Start of Supplied entries

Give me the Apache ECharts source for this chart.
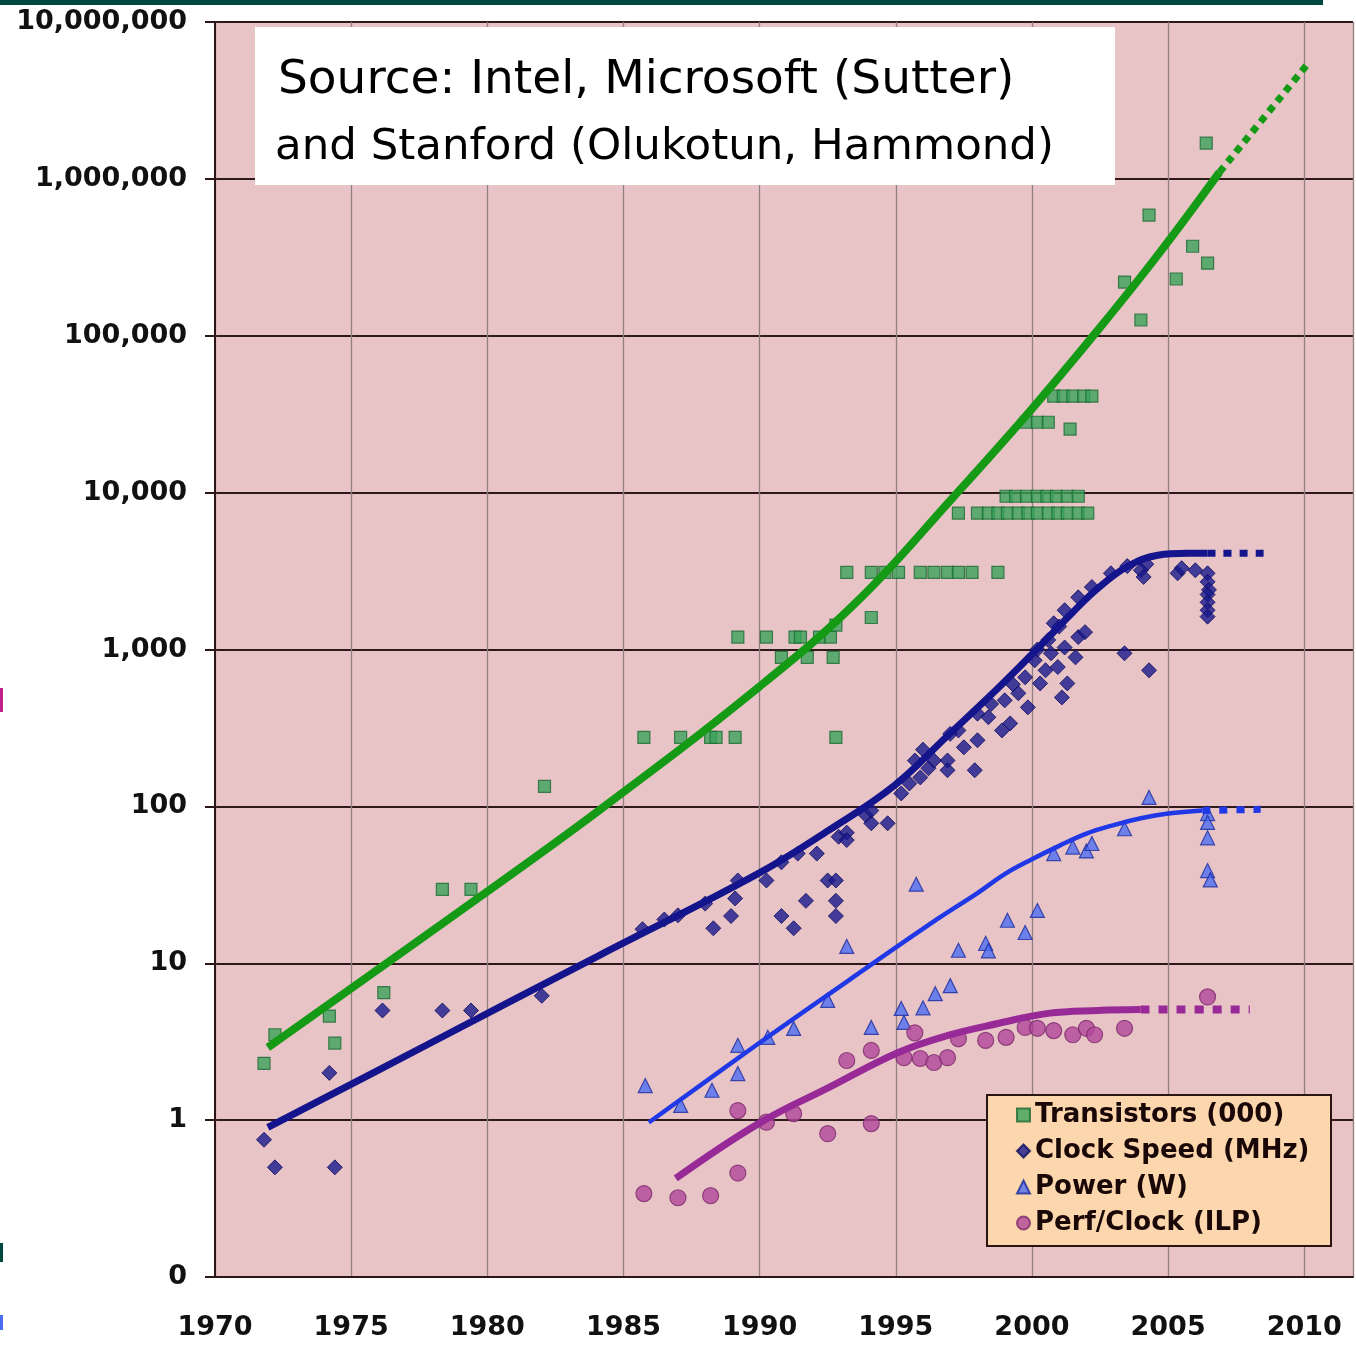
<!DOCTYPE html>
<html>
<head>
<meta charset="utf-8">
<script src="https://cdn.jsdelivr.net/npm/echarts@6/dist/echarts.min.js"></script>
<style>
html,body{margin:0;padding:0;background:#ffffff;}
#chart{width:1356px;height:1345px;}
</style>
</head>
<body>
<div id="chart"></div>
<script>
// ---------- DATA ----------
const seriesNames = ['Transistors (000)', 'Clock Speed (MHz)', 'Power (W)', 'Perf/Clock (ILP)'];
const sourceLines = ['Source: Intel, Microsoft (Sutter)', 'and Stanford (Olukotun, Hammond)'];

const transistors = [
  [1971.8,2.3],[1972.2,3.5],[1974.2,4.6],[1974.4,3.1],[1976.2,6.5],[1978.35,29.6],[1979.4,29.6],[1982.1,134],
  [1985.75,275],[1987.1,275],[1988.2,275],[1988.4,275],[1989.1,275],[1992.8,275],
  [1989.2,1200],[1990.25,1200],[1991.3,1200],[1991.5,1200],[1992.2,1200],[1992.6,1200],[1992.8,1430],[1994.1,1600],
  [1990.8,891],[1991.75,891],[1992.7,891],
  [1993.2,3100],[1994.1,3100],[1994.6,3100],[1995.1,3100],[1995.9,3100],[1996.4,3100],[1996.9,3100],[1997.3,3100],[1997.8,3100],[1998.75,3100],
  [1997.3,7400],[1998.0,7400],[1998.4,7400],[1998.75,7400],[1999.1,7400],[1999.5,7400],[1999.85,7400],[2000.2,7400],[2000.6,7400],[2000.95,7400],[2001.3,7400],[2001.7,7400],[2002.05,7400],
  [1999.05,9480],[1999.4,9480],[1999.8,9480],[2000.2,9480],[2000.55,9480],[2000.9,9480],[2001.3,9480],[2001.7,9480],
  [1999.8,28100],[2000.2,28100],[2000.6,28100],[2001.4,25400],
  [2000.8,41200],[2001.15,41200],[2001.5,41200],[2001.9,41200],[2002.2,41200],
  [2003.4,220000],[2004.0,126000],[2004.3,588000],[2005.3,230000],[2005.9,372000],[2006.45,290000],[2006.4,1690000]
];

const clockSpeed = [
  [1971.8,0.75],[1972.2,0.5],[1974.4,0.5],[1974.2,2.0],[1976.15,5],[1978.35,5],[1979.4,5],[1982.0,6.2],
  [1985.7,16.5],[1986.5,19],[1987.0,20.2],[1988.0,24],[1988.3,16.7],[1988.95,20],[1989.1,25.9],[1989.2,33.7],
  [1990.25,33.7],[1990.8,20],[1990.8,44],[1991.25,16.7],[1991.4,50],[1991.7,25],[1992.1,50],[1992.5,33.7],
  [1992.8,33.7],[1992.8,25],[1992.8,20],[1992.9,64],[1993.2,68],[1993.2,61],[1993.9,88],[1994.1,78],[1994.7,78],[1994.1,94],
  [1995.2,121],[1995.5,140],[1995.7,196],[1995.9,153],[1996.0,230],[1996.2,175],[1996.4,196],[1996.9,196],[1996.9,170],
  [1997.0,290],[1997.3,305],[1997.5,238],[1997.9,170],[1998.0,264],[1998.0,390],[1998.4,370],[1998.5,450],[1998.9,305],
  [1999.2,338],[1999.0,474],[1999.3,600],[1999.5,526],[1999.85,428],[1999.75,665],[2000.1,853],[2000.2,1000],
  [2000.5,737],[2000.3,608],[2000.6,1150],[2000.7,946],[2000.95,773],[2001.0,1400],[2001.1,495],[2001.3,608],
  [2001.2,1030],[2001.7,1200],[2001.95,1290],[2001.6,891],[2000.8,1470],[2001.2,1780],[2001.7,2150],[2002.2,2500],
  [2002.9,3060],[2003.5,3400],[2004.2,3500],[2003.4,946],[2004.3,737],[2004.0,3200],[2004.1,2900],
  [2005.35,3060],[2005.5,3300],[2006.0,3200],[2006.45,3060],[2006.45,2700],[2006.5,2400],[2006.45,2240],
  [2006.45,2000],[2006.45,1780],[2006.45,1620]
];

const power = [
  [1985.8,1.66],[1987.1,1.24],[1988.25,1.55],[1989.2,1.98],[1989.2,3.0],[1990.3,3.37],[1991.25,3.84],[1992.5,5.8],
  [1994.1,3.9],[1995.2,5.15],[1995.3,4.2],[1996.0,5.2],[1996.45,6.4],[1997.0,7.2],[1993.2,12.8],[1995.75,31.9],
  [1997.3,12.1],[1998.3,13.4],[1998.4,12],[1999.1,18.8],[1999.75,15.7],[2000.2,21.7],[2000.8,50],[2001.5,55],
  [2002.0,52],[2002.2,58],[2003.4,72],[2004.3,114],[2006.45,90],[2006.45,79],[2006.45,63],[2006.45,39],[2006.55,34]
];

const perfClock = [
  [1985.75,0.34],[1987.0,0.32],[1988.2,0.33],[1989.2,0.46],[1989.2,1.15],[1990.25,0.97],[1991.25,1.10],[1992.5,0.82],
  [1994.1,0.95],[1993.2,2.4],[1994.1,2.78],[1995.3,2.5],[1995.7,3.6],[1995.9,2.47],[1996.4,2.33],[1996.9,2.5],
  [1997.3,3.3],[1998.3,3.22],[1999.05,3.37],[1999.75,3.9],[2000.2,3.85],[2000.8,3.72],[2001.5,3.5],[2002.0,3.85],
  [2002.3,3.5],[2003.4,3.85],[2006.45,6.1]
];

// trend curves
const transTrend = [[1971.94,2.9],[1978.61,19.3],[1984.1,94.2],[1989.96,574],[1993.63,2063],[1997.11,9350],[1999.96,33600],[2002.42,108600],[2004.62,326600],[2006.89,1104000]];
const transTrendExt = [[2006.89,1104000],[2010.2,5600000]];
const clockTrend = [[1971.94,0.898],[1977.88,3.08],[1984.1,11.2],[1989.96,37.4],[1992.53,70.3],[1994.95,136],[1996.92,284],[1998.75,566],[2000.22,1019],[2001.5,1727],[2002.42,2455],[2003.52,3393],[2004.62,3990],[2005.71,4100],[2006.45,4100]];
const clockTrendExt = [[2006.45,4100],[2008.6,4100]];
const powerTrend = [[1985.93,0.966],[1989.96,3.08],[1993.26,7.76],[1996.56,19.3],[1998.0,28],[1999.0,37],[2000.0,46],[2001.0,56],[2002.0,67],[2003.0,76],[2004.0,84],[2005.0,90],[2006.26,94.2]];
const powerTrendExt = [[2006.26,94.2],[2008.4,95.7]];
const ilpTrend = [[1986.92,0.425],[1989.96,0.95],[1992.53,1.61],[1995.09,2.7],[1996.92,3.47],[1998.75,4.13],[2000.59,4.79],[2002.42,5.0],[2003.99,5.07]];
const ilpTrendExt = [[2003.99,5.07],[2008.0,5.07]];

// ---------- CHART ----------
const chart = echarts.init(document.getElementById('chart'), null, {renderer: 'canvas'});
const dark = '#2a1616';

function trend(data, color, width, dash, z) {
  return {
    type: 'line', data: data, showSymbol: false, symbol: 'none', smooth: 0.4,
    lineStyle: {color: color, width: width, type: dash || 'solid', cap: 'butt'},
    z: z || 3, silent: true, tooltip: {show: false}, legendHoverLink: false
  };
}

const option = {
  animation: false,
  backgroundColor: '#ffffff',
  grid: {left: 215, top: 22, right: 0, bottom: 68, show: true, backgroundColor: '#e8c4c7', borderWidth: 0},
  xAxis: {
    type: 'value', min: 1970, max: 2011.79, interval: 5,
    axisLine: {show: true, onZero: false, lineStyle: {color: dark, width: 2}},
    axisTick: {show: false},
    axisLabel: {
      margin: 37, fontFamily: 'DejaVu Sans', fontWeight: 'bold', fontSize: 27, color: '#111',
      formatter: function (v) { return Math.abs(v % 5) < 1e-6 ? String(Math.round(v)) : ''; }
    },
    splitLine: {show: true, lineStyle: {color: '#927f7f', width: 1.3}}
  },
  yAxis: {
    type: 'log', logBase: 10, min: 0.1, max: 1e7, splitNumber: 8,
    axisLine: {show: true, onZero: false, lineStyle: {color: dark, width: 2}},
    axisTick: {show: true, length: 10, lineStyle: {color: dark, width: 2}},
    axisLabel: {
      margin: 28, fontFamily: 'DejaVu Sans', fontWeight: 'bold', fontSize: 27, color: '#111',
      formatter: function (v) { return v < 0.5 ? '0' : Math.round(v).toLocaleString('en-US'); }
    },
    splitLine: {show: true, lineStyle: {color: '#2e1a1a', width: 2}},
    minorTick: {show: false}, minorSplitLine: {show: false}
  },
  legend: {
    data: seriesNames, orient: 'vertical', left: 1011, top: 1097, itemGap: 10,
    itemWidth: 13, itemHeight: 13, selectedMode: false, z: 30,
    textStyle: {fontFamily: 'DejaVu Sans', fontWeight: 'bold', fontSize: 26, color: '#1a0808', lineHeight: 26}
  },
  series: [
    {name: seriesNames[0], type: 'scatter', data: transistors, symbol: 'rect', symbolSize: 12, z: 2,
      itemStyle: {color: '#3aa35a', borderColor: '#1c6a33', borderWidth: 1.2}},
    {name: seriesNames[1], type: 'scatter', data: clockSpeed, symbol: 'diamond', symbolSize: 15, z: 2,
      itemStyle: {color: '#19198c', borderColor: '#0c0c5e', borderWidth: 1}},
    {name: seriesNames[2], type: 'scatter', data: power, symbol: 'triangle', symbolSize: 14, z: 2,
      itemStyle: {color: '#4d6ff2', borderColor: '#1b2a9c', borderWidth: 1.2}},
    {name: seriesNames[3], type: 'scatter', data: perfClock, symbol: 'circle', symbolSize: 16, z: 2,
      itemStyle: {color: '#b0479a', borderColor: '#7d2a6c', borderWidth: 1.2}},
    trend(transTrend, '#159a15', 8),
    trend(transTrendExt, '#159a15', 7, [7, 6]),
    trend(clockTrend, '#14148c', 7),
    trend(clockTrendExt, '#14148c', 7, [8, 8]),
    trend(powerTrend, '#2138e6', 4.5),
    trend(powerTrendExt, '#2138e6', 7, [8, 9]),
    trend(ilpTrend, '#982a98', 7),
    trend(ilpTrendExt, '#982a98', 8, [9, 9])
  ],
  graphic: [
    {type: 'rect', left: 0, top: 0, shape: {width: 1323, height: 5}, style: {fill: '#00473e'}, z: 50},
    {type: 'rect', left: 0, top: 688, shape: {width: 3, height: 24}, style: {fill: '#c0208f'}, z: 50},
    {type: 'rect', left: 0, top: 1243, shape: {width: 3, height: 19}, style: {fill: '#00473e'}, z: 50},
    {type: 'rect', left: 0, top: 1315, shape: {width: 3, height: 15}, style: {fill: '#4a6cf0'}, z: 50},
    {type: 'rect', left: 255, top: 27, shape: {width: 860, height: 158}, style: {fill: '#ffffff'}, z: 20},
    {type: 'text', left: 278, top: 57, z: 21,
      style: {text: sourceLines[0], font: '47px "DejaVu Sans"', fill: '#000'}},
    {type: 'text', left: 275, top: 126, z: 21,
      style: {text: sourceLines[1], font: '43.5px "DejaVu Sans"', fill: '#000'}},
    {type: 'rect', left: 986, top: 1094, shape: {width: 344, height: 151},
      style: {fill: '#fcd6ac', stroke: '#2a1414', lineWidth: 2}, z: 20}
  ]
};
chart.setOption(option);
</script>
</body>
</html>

End of Supplied entries
Start of Supplied entries

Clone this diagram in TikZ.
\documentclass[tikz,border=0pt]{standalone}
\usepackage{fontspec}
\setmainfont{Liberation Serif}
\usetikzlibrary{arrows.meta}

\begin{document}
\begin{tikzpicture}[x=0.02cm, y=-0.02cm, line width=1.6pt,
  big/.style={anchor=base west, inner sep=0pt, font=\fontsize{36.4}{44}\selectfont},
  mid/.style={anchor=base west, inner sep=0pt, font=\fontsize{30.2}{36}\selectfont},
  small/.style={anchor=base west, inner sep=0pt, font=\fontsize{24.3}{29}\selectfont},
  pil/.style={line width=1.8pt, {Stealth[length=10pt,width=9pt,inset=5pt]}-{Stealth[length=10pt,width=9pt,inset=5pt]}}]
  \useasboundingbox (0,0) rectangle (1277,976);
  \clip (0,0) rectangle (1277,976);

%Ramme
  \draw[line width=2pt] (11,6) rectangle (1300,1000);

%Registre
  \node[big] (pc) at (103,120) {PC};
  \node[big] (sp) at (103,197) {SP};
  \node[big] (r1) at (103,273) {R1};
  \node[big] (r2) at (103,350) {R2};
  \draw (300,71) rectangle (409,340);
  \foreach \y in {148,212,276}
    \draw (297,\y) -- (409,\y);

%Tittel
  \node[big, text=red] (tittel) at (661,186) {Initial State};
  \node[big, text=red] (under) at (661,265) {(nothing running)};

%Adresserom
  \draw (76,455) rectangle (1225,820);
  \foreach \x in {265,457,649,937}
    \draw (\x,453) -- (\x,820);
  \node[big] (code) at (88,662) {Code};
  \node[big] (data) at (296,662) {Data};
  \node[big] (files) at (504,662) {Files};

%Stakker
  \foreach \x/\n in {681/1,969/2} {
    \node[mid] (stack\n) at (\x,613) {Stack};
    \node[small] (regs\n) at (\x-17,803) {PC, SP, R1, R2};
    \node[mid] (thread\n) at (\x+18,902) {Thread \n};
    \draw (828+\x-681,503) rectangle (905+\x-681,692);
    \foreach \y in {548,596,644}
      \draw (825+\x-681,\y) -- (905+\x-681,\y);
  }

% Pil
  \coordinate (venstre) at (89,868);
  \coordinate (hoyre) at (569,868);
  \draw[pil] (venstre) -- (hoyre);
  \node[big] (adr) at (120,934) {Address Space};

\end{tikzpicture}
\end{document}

End of Supplied entries

*Written exercise*:
Would you restate, exactly and with no pictures, the lines of the entries above from the one containing "Give me the" through the one containing "const sourceLines = ['Source: Intel, Microsoft"?

*The solution*:
Give me the Apache ECharts source for this chart.
<!DOCTYPE html>
<html>
<head>
<meta charset="utf-8">
<script src="https://cdn.jsdelivr.net/npm/echarts@6/dist/echarts.min.js"></script>
<style>
html,body{margin:0;padding:0;background:#ffffff;}
#chart{width:1356px;height:1345px;}
</style>
</head>
<body>
<div id="chart"></div>
<script>
// ---------- DATA ----------
const seriesNames = ['Transistors (000)', 'Clock Speed (MHz)', 'Power (W)', 'Perf/Clock (ILP)'];
const sourceLines = ['Source: Intel, Microsoft (Sutter)', 'and Stanford (Olukotun, Hammond)'];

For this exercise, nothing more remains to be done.